Bundled access via OpenCode Go

The cheapest entry point in May 2026 is OpenCode Go:

$5 first month, $10/month thereafter.
5-hour rate limits across GLM-5.1, GLM-5, Kimi K2.5, Kimi K2.6, MiMo-V2-Pro, MiMo-V2-Omni, MiMo-V2.5-Pro, MiMo-V2.5, Qwen 3.5 Plus, Qwen 3.6 Plus, MiniMax M2.5, MiniMax M2.7.
Best for individual developers experimenting with the open-weights stack.

Per-token APIs from Atlas Cloud, Together AI, DeepInfra, and OpenRouter are better for production at scale.

Self-hosting cost analysis

Rough breakeven points for self-hosting vs hosted API (May 2026):

Model	Hardware	Hourly cost	Breakeven
Kimi K2.6	4× H200	~$8	~30B tokens/month
GLM-5.1	8× H200	~$16	~50B tokens/month
DeepSeek V4 Pro	8× H200	~$16	~50B tokens/month
Qwen 3.6 Plus	4× H200	~$8	~30B tokens/month

Above the breakeven, self-hosting wins on cost and gives you full data control.
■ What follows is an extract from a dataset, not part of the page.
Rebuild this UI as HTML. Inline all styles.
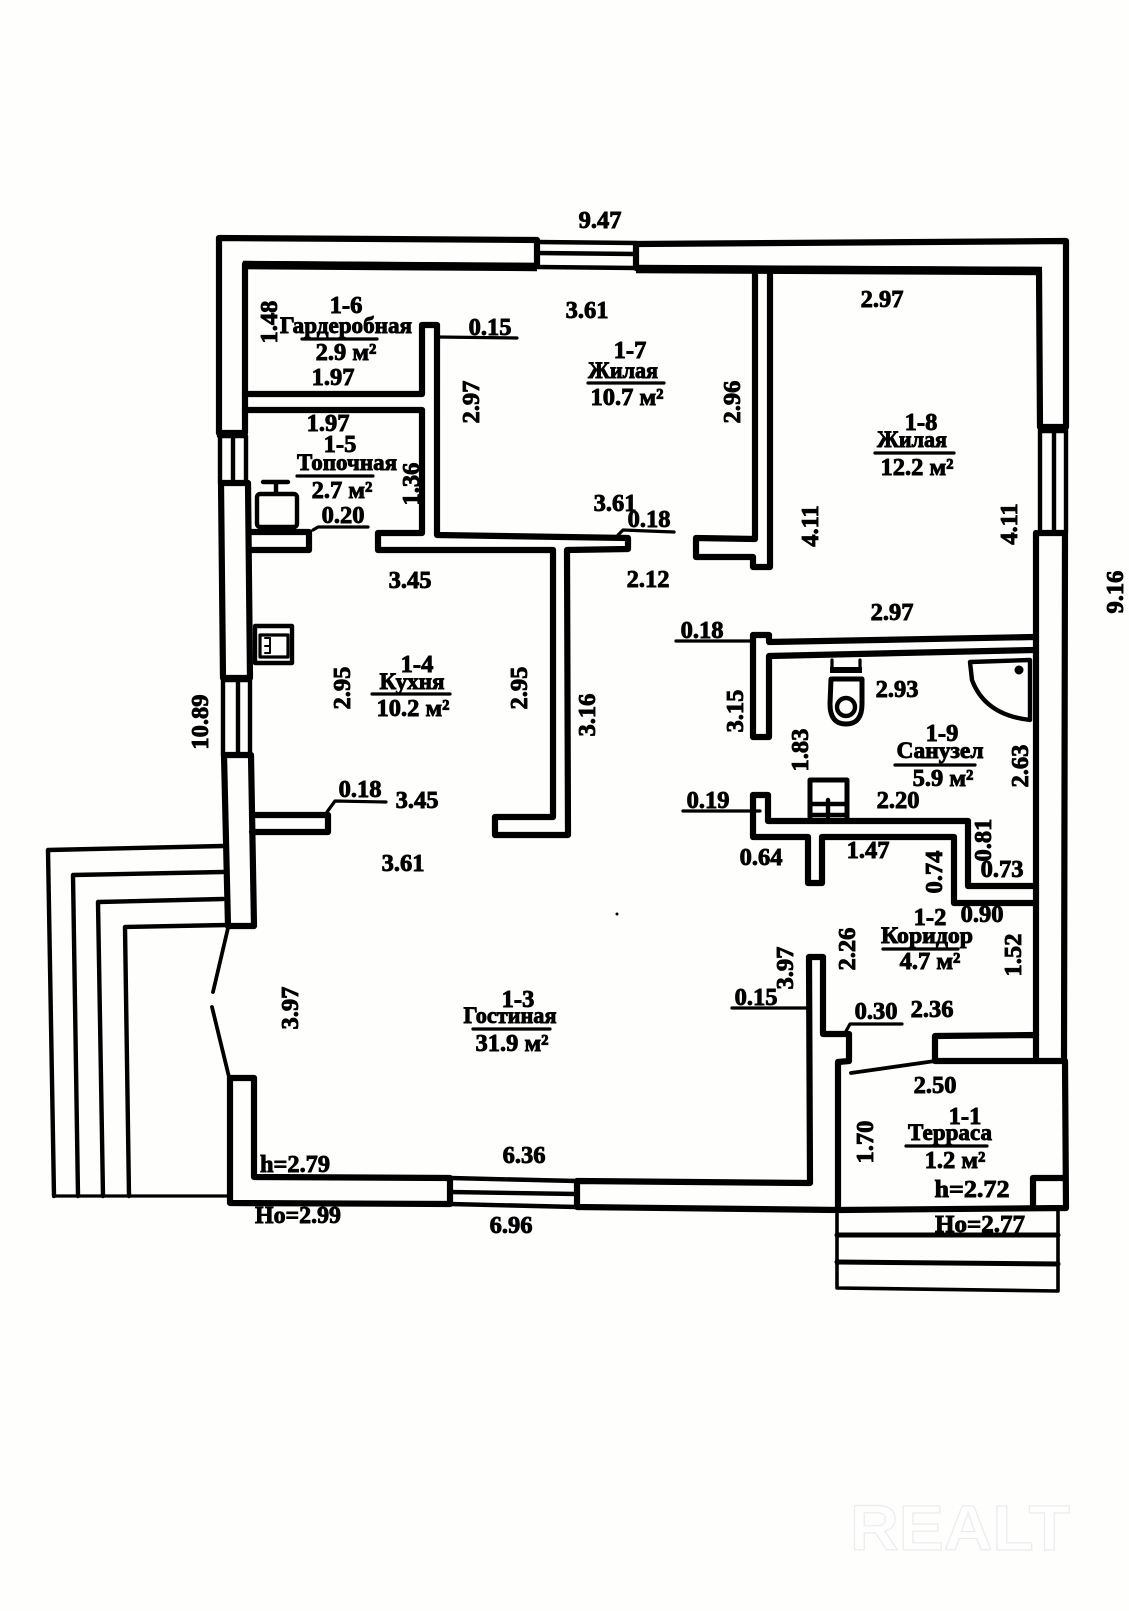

Below, hosted APIs are simpler.

Bottom line

In May 2026, Kimi K2.6 is the default open-weights coding model, with DeepSeek V4 Pro Max as the agentic specialist, GLM-5.1 as the self-hosted enterprise pick, Qwen 3.6 Plus as the multilingual specialist, and MiniMax M2.7 as the multimodal specialist. All five are within 5-7 percentage points of Claude Opus 4.7 on SWE-Bench Pro at 5-15% of the cost. For high-volume coding workloads, the right answer is a router that defaults to open-weights and escalates to Opus 4.7 or Mythos Preview only for hardest tasks.

Sources: BenchLM.ai Chinese leaderboard (April 2026), Atlas Cloud comparison (April 2026), artificialanalysis.ai (April 2026), DeepLearning.AI The Batch (April 2026), Arena.ai Code Arena (April 26, 2026), opencode.ai/go pricing (May 2026), llm-stats.com (May 2026).